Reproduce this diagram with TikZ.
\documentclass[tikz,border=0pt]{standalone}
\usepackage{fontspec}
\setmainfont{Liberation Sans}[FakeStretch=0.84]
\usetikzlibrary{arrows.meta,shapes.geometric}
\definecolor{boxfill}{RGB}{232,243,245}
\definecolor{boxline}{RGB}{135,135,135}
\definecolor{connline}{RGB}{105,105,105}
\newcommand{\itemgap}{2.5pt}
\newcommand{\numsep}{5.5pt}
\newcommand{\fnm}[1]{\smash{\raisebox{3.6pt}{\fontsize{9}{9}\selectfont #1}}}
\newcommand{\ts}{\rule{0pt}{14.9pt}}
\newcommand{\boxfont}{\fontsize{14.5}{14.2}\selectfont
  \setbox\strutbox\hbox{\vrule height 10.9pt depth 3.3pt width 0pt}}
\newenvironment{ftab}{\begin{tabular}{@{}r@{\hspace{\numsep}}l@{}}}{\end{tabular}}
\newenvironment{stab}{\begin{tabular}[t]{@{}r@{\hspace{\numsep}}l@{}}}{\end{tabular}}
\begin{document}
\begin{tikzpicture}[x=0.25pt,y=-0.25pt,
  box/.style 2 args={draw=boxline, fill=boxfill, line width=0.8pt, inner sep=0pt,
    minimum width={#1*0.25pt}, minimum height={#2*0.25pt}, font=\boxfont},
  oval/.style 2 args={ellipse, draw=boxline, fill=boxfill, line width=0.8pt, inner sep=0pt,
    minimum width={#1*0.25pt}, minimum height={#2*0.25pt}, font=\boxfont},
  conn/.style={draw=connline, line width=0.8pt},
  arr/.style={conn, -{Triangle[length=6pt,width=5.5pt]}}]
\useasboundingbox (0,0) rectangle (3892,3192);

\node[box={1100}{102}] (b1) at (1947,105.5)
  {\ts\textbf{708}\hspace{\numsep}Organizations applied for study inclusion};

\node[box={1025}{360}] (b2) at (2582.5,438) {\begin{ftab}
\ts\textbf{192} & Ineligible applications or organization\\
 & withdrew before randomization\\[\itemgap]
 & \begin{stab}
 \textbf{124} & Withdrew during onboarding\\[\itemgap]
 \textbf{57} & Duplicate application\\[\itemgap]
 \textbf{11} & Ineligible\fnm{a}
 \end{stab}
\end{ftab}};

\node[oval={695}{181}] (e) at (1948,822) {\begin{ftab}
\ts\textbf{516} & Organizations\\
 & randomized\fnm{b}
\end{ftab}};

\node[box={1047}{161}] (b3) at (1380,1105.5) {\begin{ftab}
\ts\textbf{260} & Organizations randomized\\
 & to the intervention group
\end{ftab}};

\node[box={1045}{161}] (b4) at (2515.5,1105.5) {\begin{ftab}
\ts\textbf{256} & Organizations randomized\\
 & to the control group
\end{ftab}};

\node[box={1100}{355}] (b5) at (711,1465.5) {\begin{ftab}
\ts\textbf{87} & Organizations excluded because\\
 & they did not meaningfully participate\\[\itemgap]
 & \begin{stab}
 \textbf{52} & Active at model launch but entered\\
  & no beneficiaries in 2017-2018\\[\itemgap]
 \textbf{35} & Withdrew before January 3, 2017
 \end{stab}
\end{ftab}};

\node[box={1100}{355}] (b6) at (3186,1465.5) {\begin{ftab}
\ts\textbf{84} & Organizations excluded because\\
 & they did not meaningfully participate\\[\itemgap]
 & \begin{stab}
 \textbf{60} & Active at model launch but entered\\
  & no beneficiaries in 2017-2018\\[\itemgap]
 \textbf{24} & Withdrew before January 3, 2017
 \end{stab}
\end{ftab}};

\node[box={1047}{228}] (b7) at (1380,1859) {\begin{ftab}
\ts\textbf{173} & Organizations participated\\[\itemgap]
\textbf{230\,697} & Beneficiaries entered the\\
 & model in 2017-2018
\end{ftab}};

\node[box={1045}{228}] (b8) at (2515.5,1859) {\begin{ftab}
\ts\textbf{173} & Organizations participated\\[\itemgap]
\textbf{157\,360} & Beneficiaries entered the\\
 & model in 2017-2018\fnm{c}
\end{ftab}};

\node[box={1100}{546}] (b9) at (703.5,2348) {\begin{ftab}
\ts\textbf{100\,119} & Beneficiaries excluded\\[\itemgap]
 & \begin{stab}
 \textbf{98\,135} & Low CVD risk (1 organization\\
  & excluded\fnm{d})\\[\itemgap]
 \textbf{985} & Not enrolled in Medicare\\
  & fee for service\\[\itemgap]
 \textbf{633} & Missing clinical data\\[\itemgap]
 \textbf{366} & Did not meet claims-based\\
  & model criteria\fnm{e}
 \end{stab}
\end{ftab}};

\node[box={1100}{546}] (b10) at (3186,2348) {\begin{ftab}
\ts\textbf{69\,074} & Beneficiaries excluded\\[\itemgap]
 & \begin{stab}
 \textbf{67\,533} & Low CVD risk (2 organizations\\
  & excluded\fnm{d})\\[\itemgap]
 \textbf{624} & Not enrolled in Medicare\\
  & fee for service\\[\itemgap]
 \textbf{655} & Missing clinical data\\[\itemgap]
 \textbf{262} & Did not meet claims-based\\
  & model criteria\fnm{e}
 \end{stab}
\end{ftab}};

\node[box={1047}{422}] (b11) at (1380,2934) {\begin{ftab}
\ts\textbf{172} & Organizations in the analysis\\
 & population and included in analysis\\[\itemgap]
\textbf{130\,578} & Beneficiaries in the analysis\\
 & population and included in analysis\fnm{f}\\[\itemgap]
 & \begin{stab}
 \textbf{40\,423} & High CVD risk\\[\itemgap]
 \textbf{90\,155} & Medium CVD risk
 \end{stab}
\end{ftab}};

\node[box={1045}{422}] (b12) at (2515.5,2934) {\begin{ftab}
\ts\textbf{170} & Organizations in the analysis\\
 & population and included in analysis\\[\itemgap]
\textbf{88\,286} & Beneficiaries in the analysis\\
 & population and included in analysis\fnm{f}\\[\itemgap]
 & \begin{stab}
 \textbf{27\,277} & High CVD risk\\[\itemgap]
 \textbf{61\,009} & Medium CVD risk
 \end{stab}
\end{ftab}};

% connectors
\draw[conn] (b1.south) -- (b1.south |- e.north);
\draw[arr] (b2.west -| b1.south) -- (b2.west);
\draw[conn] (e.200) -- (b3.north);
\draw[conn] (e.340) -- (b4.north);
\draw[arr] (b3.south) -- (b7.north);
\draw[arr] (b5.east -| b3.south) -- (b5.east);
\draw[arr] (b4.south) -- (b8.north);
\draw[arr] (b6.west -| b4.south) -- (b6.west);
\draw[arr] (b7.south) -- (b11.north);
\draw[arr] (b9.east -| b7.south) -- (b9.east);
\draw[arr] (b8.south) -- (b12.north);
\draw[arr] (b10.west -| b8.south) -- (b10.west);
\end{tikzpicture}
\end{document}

## [WHAT IS BEING ASKED]
Your answer should be exactly the lines of the data above, from the first through the line containing "(0,0) rectangle (3892,3192);".

## [WORKED SOLUTION]
Reproduce this diagram with TikZ.
\documentclass[tikz,border=0pt]{standalone}
\usepackage{fontspec}
\setmainfont{Liberation Sans}[FakeStretch=0.84]
\usetikzlibrary{arrows.meta,shapes.geometric}
\definecolor{boxfill}{RGB}{232,243,245}
\definecolor{boxline}{RGB}{135,135,135}
\definecolor{connline}{RGB}{105,105,105}
\newcommand{\itemgap}{2.5pt}
\newcommand{\numsep}{5.5pt}
\newcommand{\fnm}[1]{\smash{\raisebox{3.6pt}{\fontsize{9}{9}\selectfont #1}}}
\newcommand{\ts}{\rule{0pt}{14.9pt}}
\newcommand{\boxfont}{\fontsize{14.5}{14.2}\selectfont
  \setbox\strutbox\hbox{\vrule height 10.9pt depth 3.3pt width 0pt}}
\newenvironment{ftab}{\begin{tabular}{@{}r@{\hspace{\numsep}}l@{}}}{\end{tabular}}
\newenvironment{stab}{\begin{tabular}[t]{@{}r@{\hspace{\numsep}}l@{}}}{\end{tabular}}
\begin{document}
\begin{tikzpicture}[x=0.25pt,y=-0.25pt,
  box/.style 2 args={draw=boxline, fill=boxfill, line width=0.8pt, inner sep=0pt,
    minimum width={#1*0.25pt}, minimum height={#2*0.25pt}, font=\boxfont},
  oval/.style 2 args={ellipse, draw=boxline, fill=boxfill, line width=0.8pt, inner sep=0pt,
    minimum width={#1*0.25pt}, minimum height={#2*0.25pt}, font=\boxfont},
  conn/.style={draw=connline, line width=0.8pt},
  arr/.style={conn, -{Triangle[length=6pt,width=5.5pt]}}]
\useasboundingbox (0,0) rectangle (3892,3192);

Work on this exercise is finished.